Scripted by Toby Harvard (The Greasy Strangler) from a story by Timpson, the movie starts with Norval Greenwood (Wood) arriving at a remote, impressively funky beachside home – described as looking like ‘a UFO from the 60s’ – in response to a letter from the father who abandoned him and his Mom when he was a child, hoping to learn something about the man and forge some sort of a relationship. Norval’s haircut is at once obviously expensive and deeply crap – and the same goes for his gold-plated limited edition cell phone and Asian character neck tattoos. When the crusty, leathery old guy in the house (McHattie) asks him what he does in the music industry, he waffles about it and tries to impress Daddy with the big names he claims as friends – though the only one Dad has heard of is Elton John, and he claims that as a limo driver he knows ‘Reginald’ too, proving that they’re both full of shit. This stretch of the film is low-key, nuanced, sinister, funny-painful and hinges on the mystery of why the old man even bothered to write the letter to the mid-thirties kid he plainly despises (and accuses of stuffing rats up his vagina). Norval admits to having issues with alcohol, which Daddy – who guzzles straight from the bottle – takes to mean he can’t handle his drink … and it emerges that growing up with money (mysteriously) but without a father has left him desperately incomplete.

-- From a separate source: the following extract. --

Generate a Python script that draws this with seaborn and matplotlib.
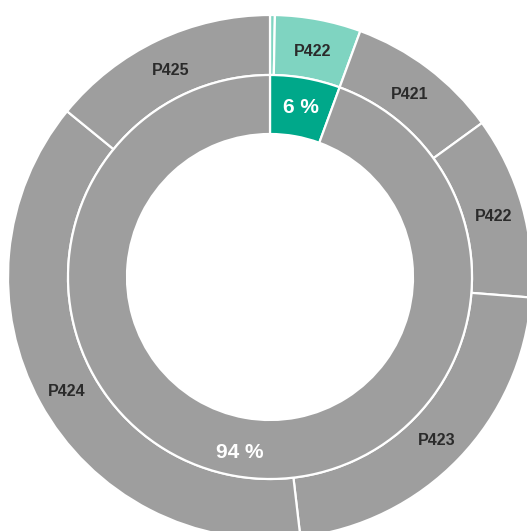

Then, things happen … and the mood changes, with the arrival of new characters, questions raised about what we’ve come to believe, an escalation of grim comedy violence in the shaggy dog story tradition of many recent backwoods noirs, secrets hidden under the UFO, and contrasting guest turns from Donovan and Smiley as treacherous, dangerous ex-comrades of the old man. There’s a certain probing melancholy in the father-son scenes that gives way to more action-oriented desperation and a lot of non sequitur talk that’s genuinely funny (a routine about the relative nutritional values of a severed ear and a shot-glass full of semen is going to be quoted for a while) or truly bizarre (including the line about Michael Heseltine, quoted above). The plot snakes around and eats itself, as Norval struggles for answers – with all three of his co-stars positioned as possible bad fathers with whom he has to make some sort of connection in a long-lost-parent version of ‘snog, marry, kill’. An Irish-Canadian-New Zealand co-production set in Oregon, it has a lovely, misleadingly calming central location – though it relocates to a seedy swingers’ motel for a gruesome climax.